◆ WRITTEN REQUEST
Transcribe every entry word for word, but skip the images.

◆ Stored entries
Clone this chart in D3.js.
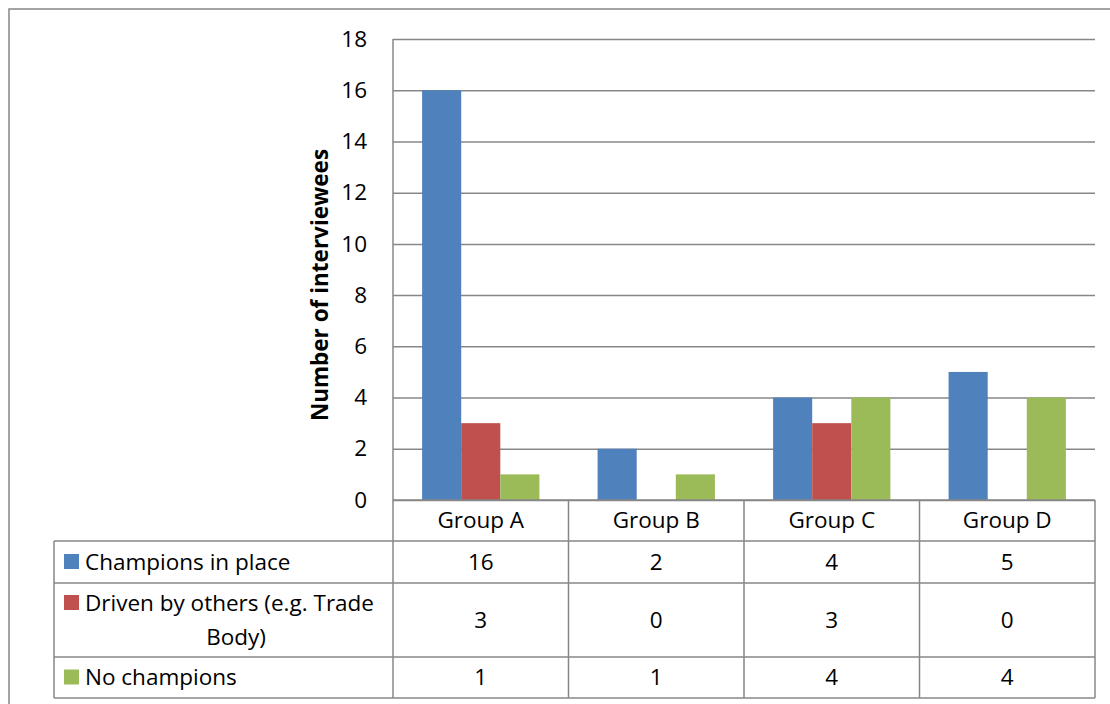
<!DOCTYPE HTML>
<html lang="en">
<head>
	<meta charset="utf-8">
	<script src="https://cdn.jsdelivr.net/npm/d3@7"></script>
	<style>
		body { margin: 0; background: #fff; }
		text { font-family: "Open Sans", "Noto Sans", sans-serif; fill: #000; }
	</style>
</head>
<body>
	<script>

		var groups = ["Group A", "Group B", "Group C", "Group D"];
		var seriesNames = ["Champions in place", "Driven by others (e.g. Trade Body)", "No champions"];
		var champions = [16, 2, 4, 5];
		var drivenByOthers = [3, 0, 3, 0];
		var noChampions = [1, 1, 4, 4];
		var yTicks = [0, 2, 4, 6, 8, 10, 12, 14, 16, 18];
		var colors = ["#4F81BD", "#C0504D", "#9BBB59"];

		var allSeries = [champions, drivenByOthers, noChampions];

		var w = 1110;
		var h = 704;
		var plotL = 393, plotR = 1095, plotT = 39, plotB = 500;
		var tableLeft = 54;
		// row boundaries of the data table below the plot
		var rowY = [500, 541, 583, 657, 698];
		var grid = "#878787";
		var fs = "22.5px";

		var svg = d3.select("body")
			.append("svg")
			.attr("width", w)
			.attr("height", h);

		// outer chart frame
		svg.append("rect")
			.attr("x", 9)
			.attr("y", 9)
			.attr("width", w)
			.attr("height", h)
			.attr("fill", "none")
			.attr("stroke", grid)
			.attr("stroke-width", 1.5);

		var xScale = d3.scaleBand().domain(groups).range([plotL, plotR]);
		var inner = d3.scaleBand().domain(d3.range(3)).range([0, xScale.bandwidth()]).paddingOuter(0.744);
		var yScale = d3.scaleLinear().domain([0, 18]).range([plotB, plotT]);

		var yAxis = svg.append("g")
			.attr("transform", "translate(" + plotL + ",0)")
			.call(d3.axisLeft(yScale).tickValues(yTicks).tickSize(-(plotR - plotL)).tickPadding(26));
		yAxis.select(".domain").remove();
		yAxis.selectAll("line").attr("stroke", grid).attr("stroke-width", 1.5);
		yAxis.selectAll("text").style("font-size", fs).attr("font-family", null);

		// bars
		allSeries.forEach(function(vals, s) {
			svg.append("g").selectAll("rect")
				.data(vals)
				.enter()
				.append("rect")
				.attr("x", function(d, i) { return xScale(groups[i]) + inner(s); })
				.attr("y", function(d) { return yScale(d); })
				.attr("width", inner.bandwidth())
				.attr("height", function(d) { return plotB - yScale(d); })
				.attr("fill", colors[s]);
		});

		// vertical axis line, runs into the table
		svg.append("line")
			.attr("x1", plotL).attr("x2", plotL)
			.attr("y1", plotT).attr("y2", rowY[4])
			.attr("stroke", grid).attr("stroke-width", 1.5);

		// table lines
		var tbl = svg.append("g").attr("stroke", grid).attr("stroke-width", 1.5);
		tbl.append("line").attr("x1", plotL).attr("x2", plotR).attr("y1", rowY[0]).attr("y2", rowY[0]);
		rowY.slice(1).forEach(function(y) {
			tbl.append("line").attr("x1", tableLeft).attr("x2", plotR).attr("y1", y).attr("y2", y);
		});
		groups.forEach(function(g) {
			var x = xScale(g) + xScale.bandwidth();
			tbl.append("line").attr("x1", x).attr("x2", x).attr("y1", rowY[0]).attr("y2", rowY[4]);
		});
		tbl.append("line").attr("x1", tableLeft).attr("x2", tableLeft).attr("y1", rowY[1]).attr("y2", rowY[4]);

		// header row
		svg.append("g").selectAll("text")
			.data(groups)
			.enter()
			.append("text")
			.attr("x", function(d) { return xScale(d) + xScale.bandwidth() / 2; })
			.attr("y", (rowY[0] + rowY[1]) / 2)
			.attr("dy", "0.35em")
			.attr("text-anchor", "middle")
			.style("font-size", fs)
			.text(function(d) { return d; });

		// value rows
		allSeries.forEach(function(vals, s) {
			var cy = (rowY[s + 1] + rowY[s + 2]) / 2;
			svg.append("g").selectAll("text")
				.data(vals)
				.enter()
				.append("text")
				.attr("x", function(d, i) { return xScale(groups[i]) + xScale.bandwidth() / 2; })
				.attr("y", cy)
				.attr("dy", "0.35em")
				.attr("text-anchor", "middle")
				.style("font-size", fs)
				.text(function(d) { return d; });

			// legend key
			var ky = s == 1 ? rowY[2] + 20 : cy;
			svg.append("rect")
				.attr("x", 64).attr("y", ky - 8)
				.attr("width", 15).attr("height", 15)
				.attr("fill", colors[s]);
		});

		svg.append("text").attr("x", 85).attr("y", (rowY[1] + rowY[2]) / 2).attr("dy", "0.35em")
			.style("font-size", fs).text(seriesNames[0]);
		svg.append("text").attr("x", 85).attr("y", rowY[2] + 20).attr("dy", "0.35em")
			.style("font-size", fs).text("Driven by others (e.g. Trade");
		svg.append("text").attr("x", 236).attr("y", rowY[2] + 54).attr("dy", "0.35em")
			.attr("text-anchor", "middle")
			.style("font-size", fs).text("Body)");
		svg.append("text").attr("x", 85).attr("y", (rowY[3] + rowY[4]) / 2).attr("dy", "0.35em")
			.style("font-size", fs).text(seriesNames[2]);

		// y axis title
		svg.append("text")
			.attr("transform", "translate(320,285) rotate(-90)")
			.attr("dy", "0.35em")
			.attr("text-anchor", "middle")
			.style("font-size", fs)
			.style("font-weight", "bold")
			.text("Number of interviewees");

	</script>
</body>
</html>
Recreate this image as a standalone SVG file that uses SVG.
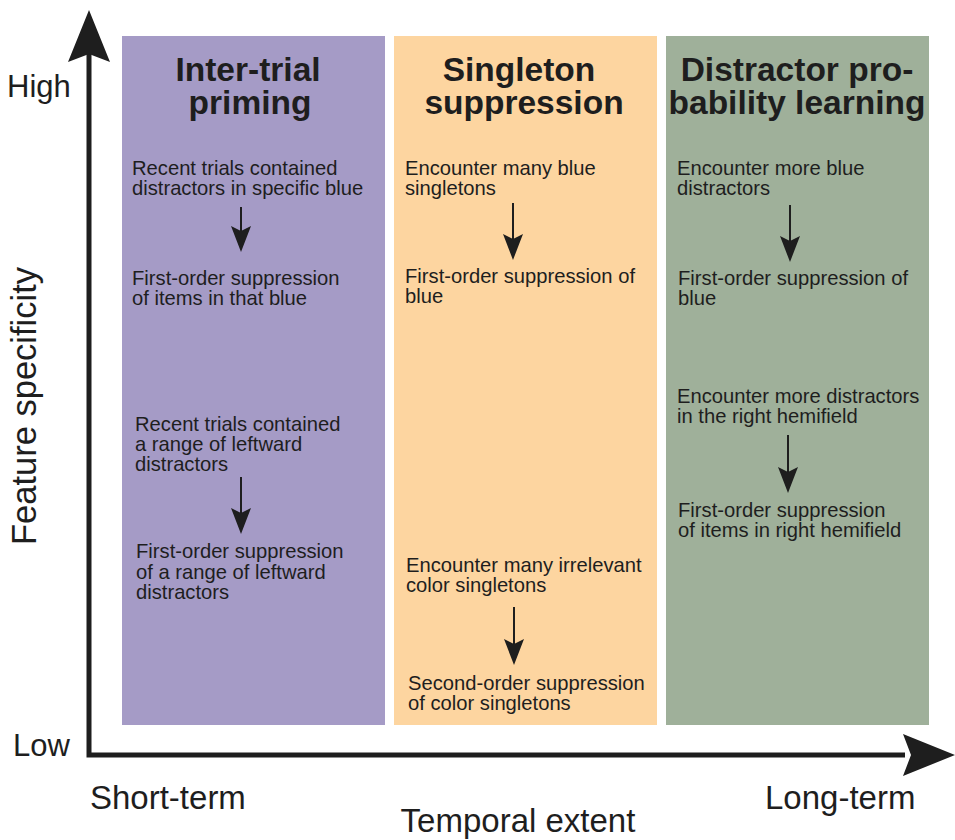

◆ COMPLETED TASK
Clone this chart in D3.js.
<!DOCTYPE HTML>
<html lang="en">
<head>
	<meta charset="utf-8">
	<script src="https://cdn.jsdelivr.net/npm/d3@7"></script>
	<style>
		body { margin: 0; background: #fff; }
		text { font-family: "Open Sans", "Noto Sans", sans-serif; fill: #000; }
	</style>
</head>
<body>
	<script>

		var groups = ["Group A", "Group B", "Group C", "Group D"];
		var seriesNames = ["Champions in place", "Driven by others (e.g. Trade Body)", "No champions"];
		var champions = [16, 2, 4, 5];
		var drivenByOthers = [3, 0, 3, 0];
		var noChampions = [1, 1, 4, 4];
		var yTicks = [0, 2, 4, 6, 8, 10, 12, 14, 16, 18];
		var colors = ["#4F81BD", "#C0504D", "#9BBB59"];

		var allSeries = [champions, drivenByOthers, noChampions];

		var w = 1110;
		var h = 704;
		var plotL = 393, plotR = 1095, plotT = 39, plotB = 500;
		var tableLeft = 54;
		// row boundaries of the data table below the plot
		var rowY = [500, 541, 583, 657, 698];
		var grid = "#878787";
		var fs = "22.5px";

		var svg = d3.select("body")
			.append("svg")
			.attr("width", w)
			.attr("height", h);

		// outer chart frame
		svg.append("rect")
			.attr("x", 9)
			.attr("y", 9)
			.attr("width", w)
			.attr("height", h)
			.attr("fill", "none")
			.attr("stroke", grid)
			.attr("stroke-width", 1.5);

		var xScale = d3.scaleBand().domain(groups).range([plotL, plotR]);
		var inner = d3.scaleBand().domain(d3.range(3)).range([0, xScale.bandwidth()]).paddingOuter(0.744);
		var yScale = d3.scaleLinear().domain([0, 18]).range([plotB, plotT]);

		var yAxis = svg.append("g")
			.attr("transform", "translate(" + plotL + ",0)")
			.call(d3.axisLeft(yScale).tickValues(yTicks).tickSize(-(plotR - plotL)).tickPadding(26));
		yAxis.select(".domain").remove();
		yAxis.selectAll("line").attr("stroke", grid).attr("stroke-width", 1.5);
		yAxis.selectAll("text").style("font-size", fs).attr("font-family", null);

		// bars
		allSeries.forEach(function(vals, s) {
			svg.append("g").selectAll("rect")
				.data(vals)
				.enter()
				.append("rect")
				.attr("x", function(d, i) { return xScale(groups[i]) + inner(s); })
				.attr("y", function(d) { return yScale(d); })
				.attr("width", inner.bandwidth())
				.attr("height", function(d) { return plotB - yScale(d); })
				.attr("fill", colors[s]);
		});

		// vertical axis line, runs into the table
		svg.append("line")
			.attr("x1", plotL).attr("x2", plotL)
			.attr("y1", plotT).attr("y2", rowY[4])
			.attr("stroke", grid).attr("stroke-width", 1.5);

		// table lines
		var tbl = svg.append("g").attr("stroke", grid).attr("stroke-width", 1.5);
		tbl.append("line").attr("x1", plotL).attr("x2", plotR).attr("y1", rowY[0]).attr("y2", rowY[0]);
		rowY.slice(1).forEach(function(y) {
			tbl.append("line").attr("x1", tableLeft).attr("x2", plotR).attr("y1", y).attr("y2", y);
		});
		groups.forEach(function(g) {
			var x = xScale(g) + xScale.bandwidth();
			tbl.append("line").attr("x1", x).attr("x2", x).attr("y1", rowY[0]).attr("y2", rowY[4]);
		});
		tbl.append("line").attr("x1", tableLeft).attr("x2", tableLeft).attr("y1", rowY[1]).attr("y2", rowY[4]);

		// header row
		svg.append("g").selectAll("text")
			.data(groups)
			.enter()
			.append("text")
			.attr("x", function(d) { return xScale(d) + xScale.bandwidth() / 2; })
			.attr("y", (rowY[0] + rowY[1]) / 2)
			.attr("dy", "0.35em")
			.attr("text-anchor", "middle")
			.style("font-size", fs)
			.text(function(d) { return d; });

		// value rows
		allSeries.forEach(function(vals, s) {
			var cy = (rowY[s + 1] + rowY[s + 2]) / 2;
			svg.append("g").selectAll("text")
				.data(vals)
				.enter()
				.append("text")
				.attr("x", function(d, i) { return xScale(groups[i]) + xScale.bandwidth() / 2; })
				.attr("y", cy)
				.attr("dy", "0.35em")
				.attr("text-anchor", "middle")
				.style("font-size", fs)
				.text(function(d) { return d; });

			// legend key
			var ky = s == 1 ? rowY[2] + 20 : cy;
			svg.append("rect")
				.attr("x", 64).attr("y", ky - 8)
				.attr("width", 15).attr("height", 15)
				.attr("fill", colors[s]);
		});

		svg.append("text").attr("x", 85).attr("y", (rowY[1] + rowY[2]) / 2).attr("dy", "0.35em")
			.style("font-size", fs).text(seriesNames[0]);
		svg.append("text").attr("x", 85).attr("y", rowY[2] + 20).attr("dy", "0.35em")
			.style("font-size", fs).text("Driven by others (e.g. Trade");
		svg.append("text").attr("x", 236).attr("y", rowY[2] + 54).attr("dy", "0.35em")
			.attr("text-anchor", "middle")
			.style("font-size", fs).text("Body)");
		svg.append("text").attr("x", 85).attr("y", (rowY[3] + rowY[4]) / 2).attr("dy", "0.35em")
			.style("font-size", fs).text(seriesNames[2]);

		// y axis title
		svg.append("text")
			.attr("transform", "translate(320,285) rotate(-90)")
			.attr("dy", "0.35em")
			.attr("text-anchor", "middle")
			.style("font-size", fs)
			.style("font-weight", "bold")
			.text("Number of interviewees");

	</script>
</body>
</html>
Recreate this image as a standalone SVG file that uses SVG.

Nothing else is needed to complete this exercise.